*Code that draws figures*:
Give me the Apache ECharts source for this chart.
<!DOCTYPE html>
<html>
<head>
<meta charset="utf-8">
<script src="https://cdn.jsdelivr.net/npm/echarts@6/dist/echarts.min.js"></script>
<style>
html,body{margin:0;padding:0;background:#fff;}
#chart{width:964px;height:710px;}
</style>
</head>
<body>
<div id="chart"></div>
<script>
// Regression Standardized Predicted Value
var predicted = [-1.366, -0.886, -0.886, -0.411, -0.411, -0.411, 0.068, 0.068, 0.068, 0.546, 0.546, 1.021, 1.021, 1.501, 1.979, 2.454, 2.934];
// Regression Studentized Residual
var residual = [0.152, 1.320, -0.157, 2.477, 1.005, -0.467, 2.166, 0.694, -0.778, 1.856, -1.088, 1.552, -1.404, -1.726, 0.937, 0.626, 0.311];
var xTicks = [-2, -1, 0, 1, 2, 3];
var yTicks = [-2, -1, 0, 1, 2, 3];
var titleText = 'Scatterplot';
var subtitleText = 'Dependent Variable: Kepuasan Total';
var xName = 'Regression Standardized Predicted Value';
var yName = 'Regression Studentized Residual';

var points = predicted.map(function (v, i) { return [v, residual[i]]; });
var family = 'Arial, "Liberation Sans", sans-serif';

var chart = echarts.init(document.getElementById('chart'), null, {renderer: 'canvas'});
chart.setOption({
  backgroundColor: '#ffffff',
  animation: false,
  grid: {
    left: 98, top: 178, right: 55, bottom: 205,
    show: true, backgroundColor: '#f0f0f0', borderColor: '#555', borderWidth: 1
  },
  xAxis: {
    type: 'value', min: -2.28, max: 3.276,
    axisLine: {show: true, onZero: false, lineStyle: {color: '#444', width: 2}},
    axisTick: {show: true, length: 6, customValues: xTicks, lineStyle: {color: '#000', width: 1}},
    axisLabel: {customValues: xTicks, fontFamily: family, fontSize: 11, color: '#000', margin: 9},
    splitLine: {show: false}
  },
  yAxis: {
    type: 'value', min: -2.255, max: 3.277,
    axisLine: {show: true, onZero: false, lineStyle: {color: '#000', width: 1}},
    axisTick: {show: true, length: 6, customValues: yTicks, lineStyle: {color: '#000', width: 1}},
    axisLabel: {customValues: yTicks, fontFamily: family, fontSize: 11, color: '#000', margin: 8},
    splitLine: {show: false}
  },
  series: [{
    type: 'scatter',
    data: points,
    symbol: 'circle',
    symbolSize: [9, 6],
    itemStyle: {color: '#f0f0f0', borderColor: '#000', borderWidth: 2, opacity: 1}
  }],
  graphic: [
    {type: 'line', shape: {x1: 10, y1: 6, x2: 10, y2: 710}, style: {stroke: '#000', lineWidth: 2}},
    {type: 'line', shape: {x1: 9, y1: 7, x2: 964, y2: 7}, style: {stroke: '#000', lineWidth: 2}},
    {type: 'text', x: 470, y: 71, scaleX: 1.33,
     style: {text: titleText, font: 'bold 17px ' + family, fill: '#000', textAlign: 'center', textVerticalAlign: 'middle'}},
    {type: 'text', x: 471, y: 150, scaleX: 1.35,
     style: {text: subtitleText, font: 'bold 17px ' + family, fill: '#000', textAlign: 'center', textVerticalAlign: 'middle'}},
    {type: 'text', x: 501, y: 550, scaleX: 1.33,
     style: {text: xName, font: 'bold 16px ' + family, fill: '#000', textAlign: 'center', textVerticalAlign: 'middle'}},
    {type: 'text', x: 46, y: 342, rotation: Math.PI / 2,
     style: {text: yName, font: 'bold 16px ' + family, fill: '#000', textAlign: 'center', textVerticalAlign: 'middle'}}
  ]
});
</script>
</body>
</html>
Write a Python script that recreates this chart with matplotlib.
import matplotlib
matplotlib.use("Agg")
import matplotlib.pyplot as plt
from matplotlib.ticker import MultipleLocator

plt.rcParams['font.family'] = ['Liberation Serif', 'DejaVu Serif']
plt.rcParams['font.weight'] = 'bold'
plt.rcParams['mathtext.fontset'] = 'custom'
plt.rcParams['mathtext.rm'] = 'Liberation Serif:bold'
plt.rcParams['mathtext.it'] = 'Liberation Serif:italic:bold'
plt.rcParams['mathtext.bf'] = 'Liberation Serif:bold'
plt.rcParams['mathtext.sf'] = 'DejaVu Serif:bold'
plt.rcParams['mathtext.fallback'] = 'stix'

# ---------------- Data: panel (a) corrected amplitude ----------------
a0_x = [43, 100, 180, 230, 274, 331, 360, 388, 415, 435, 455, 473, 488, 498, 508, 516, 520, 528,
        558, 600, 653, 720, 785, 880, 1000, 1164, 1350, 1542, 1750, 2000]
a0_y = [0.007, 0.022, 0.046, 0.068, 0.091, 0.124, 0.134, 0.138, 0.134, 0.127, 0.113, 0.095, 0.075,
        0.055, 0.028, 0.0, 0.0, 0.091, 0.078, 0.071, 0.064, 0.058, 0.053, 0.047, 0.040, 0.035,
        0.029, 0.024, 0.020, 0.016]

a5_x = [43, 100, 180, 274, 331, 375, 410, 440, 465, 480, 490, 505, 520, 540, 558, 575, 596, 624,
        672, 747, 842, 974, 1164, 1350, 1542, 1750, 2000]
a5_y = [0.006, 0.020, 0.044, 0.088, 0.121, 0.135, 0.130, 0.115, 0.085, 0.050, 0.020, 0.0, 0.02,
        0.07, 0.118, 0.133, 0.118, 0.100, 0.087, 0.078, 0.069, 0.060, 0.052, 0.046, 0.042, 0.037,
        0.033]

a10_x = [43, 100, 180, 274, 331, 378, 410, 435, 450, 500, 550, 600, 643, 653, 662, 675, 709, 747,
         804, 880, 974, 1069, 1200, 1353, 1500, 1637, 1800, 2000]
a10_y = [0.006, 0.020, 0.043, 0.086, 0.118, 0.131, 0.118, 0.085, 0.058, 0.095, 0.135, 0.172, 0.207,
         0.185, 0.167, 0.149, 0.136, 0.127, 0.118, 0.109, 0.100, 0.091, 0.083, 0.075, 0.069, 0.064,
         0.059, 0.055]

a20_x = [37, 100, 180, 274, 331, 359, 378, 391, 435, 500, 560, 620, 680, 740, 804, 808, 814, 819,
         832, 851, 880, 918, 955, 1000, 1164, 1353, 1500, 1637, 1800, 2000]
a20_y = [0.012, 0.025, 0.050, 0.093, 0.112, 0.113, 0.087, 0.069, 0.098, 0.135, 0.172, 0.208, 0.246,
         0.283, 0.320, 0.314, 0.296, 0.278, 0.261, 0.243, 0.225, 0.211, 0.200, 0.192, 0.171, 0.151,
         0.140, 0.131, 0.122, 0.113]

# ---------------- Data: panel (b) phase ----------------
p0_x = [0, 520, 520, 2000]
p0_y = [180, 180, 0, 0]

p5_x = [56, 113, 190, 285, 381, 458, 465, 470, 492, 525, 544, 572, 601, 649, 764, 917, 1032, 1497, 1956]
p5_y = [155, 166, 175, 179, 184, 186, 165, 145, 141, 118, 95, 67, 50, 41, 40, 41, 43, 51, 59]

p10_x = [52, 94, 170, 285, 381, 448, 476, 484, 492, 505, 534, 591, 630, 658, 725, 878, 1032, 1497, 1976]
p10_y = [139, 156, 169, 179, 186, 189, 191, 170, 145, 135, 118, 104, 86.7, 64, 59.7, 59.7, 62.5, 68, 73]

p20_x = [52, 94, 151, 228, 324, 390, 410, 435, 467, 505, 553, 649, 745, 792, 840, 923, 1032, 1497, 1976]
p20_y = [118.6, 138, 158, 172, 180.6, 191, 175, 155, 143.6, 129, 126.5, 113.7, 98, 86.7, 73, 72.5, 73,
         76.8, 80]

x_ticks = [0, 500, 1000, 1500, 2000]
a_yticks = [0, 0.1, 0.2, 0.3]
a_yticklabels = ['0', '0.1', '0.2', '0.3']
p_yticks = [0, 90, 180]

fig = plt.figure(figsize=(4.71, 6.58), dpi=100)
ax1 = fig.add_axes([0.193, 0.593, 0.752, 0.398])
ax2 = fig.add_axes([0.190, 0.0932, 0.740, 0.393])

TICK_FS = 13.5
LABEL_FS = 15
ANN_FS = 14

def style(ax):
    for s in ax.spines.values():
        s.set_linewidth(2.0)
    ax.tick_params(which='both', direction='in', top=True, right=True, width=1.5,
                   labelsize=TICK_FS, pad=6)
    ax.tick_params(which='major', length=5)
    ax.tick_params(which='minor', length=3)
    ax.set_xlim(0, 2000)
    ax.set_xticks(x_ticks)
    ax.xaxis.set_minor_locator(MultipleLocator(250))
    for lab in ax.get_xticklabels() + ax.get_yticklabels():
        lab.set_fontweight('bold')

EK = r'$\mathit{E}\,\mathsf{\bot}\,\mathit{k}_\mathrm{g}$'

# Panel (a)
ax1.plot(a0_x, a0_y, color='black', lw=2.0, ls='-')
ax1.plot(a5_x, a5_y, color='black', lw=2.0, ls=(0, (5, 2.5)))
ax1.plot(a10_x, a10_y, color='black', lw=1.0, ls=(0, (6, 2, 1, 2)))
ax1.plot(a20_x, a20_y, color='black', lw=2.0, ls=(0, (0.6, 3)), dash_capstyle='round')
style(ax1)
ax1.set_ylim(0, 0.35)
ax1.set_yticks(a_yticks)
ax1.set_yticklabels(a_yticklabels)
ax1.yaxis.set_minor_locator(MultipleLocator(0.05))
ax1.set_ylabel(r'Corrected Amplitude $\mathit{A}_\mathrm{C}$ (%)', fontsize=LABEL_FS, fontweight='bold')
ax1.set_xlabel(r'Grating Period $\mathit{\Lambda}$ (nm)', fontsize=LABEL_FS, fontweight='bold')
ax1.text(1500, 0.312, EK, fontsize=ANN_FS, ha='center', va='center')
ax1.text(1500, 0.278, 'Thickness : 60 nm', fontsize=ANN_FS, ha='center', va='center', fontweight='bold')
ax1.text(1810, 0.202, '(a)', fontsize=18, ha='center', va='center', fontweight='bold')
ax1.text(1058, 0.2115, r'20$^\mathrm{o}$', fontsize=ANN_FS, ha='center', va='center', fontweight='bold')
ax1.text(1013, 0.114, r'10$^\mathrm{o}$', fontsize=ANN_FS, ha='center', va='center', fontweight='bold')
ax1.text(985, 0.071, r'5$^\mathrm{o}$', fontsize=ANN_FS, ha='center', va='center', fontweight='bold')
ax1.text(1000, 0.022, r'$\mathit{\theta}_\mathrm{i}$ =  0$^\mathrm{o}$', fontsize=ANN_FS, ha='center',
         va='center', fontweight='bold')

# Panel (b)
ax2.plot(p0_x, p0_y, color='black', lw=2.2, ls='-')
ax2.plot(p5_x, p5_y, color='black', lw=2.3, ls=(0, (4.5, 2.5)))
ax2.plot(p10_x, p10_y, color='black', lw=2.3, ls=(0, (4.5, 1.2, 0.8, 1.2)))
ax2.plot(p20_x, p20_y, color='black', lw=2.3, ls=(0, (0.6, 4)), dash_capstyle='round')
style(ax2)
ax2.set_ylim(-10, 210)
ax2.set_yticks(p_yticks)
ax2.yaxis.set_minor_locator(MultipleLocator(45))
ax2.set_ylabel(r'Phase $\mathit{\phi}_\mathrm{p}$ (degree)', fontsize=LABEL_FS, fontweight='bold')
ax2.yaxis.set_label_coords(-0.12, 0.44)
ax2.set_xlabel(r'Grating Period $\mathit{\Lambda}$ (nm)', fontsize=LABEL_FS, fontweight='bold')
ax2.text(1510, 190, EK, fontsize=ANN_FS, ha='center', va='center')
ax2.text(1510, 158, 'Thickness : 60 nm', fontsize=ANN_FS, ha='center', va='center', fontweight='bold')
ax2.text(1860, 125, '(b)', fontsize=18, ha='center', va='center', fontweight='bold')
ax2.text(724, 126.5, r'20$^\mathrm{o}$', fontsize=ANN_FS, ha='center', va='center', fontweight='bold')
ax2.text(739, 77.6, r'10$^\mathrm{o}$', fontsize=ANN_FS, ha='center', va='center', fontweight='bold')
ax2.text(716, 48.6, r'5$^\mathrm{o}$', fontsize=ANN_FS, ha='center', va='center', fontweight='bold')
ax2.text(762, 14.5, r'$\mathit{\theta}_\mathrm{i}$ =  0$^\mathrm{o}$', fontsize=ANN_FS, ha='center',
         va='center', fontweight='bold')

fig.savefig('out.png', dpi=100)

---

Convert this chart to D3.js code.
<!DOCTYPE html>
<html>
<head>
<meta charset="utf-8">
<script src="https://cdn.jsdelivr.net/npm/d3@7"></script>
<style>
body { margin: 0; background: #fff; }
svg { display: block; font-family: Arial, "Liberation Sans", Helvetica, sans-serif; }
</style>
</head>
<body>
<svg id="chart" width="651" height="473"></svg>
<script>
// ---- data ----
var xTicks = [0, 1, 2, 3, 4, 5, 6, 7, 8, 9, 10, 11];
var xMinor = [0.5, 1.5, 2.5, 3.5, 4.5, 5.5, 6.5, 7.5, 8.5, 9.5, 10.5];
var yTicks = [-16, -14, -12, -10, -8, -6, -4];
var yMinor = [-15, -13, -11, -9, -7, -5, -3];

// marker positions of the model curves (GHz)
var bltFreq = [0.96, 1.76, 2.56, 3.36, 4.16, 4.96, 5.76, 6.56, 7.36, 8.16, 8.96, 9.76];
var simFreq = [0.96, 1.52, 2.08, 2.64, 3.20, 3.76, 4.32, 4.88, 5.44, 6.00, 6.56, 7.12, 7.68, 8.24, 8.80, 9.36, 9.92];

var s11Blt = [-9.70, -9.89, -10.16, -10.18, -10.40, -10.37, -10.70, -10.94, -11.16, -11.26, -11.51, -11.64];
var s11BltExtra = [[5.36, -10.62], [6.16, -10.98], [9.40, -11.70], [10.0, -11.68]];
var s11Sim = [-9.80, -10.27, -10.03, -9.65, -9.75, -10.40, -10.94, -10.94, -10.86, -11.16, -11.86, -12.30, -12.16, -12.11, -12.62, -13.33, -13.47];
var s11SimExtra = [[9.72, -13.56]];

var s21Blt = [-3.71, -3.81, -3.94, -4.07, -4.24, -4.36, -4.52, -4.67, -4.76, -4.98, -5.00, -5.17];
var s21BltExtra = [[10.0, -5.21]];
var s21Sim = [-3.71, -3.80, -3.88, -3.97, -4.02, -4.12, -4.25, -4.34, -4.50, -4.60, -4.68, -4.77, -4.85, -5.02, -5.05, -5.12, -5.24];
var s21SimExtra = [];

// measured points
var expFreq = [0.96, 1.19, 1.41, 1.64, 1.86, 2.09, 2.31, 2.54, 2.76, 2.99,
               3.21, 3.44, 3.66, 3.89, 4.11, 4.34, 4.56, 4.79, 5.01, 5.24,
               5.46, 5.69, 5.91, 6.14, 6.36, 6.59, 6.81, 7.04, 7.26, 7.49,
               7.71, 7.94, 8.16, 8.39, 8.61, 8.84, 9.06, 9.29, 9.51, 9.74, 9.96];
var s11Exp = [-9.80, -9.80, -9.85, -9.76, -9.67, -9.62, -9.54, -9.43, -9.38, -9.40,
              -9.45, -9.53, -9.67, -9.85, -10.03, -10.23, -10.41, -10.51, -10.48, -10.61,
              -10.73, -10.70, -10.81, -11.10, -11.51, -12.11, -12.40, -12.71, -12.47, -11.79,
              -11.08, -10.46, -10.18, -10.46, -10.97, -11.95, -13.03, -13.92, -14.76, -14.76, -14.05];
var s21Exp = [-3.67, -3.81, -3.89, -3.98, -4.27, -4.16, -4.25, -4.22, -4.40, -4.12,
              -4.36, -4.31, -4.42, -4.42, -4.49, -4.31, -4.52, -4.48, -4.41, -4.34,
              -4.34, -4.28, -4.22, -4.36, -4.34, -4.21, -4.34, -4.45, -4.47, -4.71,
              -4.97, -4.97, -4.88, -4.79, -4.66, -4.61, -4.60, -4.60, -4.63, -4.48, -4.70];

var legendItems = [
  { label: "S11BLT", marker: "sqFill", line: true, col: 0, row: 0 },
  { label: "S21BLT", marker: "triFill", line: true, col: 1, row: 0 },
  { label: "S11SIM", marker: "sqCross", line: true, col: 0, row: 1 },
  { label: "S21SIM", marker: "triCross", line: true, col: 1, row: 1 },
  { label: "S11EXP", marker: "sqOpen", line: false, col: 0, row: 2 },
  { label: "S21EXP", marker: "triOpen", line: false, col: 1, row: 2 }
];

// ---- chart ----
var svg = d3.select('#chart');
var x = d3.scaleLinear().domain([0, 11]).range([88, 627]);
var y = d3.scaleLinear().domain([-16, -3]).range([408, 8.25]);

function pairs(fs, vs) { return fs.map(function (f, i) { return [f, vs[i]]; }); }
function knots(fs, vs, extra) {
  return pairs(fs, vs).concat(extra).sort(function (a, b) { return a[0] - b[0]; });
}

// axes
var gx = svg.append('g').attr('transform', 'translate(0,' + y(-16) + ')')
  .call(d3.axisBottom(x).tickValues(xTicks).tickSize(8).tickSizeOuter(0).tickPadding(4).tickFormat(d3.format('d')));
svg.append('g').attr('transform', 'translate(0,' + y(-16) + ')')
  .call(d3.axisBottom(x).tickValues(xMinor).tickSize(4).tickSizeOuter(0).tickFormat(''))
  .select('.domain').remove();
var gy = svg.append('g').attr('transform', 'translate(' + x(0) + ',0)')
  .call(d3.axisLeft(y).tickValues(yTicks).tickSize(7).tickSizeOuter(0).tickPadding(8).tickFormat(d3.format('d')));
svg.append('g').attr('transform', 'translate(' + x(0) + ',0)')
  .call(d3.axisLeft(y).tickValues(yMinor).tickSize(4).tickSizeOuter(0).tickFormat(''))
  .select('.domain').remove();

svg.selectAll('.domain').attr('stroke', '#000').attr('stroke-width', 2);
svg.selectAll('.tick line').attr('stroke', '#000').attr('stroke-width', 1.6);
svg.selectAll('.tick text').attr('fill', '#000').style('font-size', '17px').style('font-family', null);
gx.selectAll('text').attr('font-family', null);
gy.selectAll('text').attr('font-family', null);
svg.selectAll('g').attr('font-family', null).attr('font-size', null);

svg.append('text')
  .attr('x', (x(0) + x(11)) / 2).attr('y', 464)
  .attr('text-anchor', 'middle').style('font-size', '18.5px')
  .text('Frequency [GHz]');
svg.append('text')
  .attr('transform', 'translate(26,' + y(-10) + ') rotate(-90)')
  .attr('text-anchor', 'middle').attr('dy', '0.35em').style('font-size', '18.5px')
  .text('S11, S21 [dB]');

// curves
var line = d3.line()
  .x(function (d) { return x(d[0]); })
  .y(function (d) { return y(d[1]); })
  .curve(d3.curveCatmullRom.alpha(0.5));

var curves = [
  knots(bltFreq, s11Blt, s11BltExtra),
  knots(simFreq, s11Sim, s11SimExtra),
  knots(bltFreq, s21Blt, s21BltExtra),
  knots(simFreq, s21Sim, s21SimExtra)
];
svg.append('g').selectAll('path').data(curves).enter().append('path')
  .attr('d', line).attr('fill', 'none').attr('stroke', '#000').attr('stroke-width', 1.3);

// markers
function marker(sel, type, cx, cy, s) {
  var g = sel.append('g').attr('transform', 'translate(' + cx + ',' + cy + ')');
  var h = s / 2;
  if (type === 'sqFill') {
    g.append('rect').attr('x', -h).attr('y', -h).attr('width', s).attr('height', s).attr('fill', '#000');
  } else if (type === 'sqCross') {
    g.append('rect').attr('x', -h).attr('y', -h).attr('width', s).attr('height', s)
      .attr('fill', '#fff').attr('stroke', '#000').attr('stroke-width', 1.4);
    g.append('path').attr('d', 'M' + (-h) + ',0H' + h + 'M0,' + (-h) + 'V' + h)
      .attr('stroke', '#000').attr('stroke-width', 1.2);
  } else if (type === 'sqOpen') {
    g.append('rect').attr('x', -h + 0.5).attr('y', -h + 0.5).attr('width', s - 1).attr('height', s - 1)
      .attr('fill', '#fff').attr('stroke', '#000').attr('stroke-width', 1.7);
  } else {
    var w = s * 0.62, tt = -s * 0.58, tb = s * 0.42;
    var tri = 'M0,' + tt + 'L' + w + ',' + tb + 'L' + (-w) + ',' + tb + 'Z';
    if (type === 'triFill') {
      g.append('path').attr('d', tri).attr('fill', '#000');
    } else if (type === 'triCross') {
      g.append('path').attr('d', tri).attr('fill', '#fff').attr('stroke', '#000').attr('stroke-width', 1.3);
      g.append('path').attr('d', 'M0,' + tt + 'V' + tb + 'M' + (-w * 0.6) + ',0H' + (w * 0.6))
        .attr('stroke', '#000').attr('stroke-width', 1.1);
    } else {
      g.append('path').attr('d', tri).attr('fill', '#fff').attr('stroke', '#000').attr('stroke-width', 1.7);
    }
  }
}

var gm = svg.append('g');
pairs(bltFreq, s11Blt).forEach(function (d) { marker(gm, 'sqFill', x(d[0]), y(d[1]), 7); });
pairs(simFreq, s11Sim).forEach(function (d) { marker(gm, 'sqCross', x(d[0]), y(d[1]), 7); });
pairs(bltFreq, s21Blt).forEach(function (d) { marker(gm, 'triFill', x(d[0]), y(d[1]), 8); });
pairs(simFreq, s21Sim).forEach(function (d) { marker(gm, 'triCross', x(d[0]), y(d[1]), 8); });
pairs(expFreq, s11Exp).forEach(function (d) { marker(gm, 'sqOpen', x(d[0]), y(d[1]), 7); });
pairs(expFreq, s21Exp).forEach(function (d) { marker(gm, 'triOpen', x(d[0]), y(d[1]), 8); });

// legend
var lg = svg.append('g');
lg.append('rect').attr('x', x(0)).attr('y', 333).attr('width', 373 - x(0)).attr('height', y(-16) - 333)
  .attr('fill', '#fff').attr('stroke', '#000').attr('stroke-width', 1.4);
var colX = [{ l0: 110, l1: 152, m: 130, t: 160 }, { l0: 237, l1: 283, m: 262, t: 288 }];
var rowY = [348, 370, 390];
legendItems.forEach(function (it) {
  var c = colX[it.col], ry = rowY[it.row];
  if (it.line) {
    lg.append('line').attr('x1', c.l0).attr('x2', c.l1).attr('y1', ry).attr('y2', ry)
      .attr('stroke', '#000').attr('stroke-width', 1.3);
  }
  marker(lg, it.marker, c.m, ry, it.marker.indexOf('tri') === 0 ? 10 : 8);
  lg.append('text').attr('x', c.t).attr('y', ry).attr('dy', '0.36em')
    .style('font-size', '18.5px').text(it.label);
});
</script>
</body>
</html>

==

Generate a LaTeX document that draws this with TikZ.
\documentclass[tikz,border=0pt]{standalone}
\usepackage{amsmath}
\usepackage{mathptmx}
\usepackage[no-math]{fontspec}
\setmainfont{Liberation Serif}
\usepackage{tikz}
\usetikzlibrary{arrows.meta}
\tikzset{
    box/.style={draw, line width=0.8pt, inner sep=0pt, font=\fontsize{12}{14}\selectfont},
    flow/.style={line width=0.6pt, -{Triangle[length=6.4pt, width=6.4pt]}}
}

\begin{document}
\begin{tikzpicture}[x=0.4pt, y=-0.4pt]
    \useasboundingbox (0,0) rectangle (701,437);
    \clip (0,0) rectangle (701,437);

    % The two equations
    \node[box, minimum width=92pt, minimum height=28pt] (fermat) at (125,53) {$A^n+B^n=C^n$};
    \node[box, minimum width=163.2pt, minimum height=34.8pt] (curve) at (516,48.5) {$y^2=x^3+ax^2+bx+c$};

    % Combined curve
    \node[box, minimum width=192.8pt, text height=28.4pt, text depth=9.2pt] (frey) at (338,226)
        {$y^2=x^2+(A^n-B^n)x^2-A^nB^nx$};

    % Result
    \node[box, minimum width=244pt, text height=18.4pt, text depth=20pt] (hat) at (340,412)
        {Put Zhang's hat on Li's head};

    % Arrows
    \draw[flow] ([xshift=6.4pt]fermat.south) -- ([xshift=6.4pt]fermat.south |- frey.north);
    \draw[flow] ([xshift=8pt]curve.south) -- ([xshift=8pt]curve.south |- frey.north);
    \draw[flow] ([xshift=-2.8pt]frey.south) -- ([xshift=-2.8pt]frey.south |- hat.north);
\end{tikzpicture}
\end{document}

*What the task asks*:
Extract from the records above the lines from the one containing "Generate a LaTeX" to the one containing "Zhang's hat on", both lines included, exactly as they appear and with nothing else.

*Solution to the problem*:
Generate a LaTeX document that draws this with TikZ.
\documentclass[tikz,border=0pt]{standalone}
\usepackage{amsmath}
\usepackage{mathptmx}
\usepackage[no-math]{fontspec}
\setmainfont{Liberation Serif}
\usepackage{tikz}
\usetikzlibrary{arrows.meta}
\tikzset{
    box/.style={draw, line width=0.8pt, inner sep=0pt, font=\fontsize{12}{14}\selectfont},
    flow/.style={line width=0.6pt, -{Triangle[length=6.4pt, width=6.4pt]}}
}

\begin{document}
\begin{tikzpicture}[x=0.4pt, y=-0.4pt]
    \useasboundingbox (0,0) rectangle (701,437);
    \clip (0,0) rectangle (701,437);

    % The two equations
    \node[box, minimum width=92pt, minimum height=28pt] (fermat) at (125,53) {$A^n+B^n=C^n$};
    \node[box, minimum width=163.2pt, minimum height=34.8pt] (curve) at (516,48.5) {$y^2=x^3+ax^2+bx+c$};

    % Combined curve
    \node[box, minimum width=192.8pt, text height=28.4pt, text depth=9.2pt] (frey) at (338,226)
        {$y^2=x^2+(A^n-B^n)x^2-A^nB^nx$};

    % Result
    \node[box, minimum width=244pt, text height=18.4pt, text depth=20pt] (hat) at (340,412)
        {Put Zhang's hat on Li's head};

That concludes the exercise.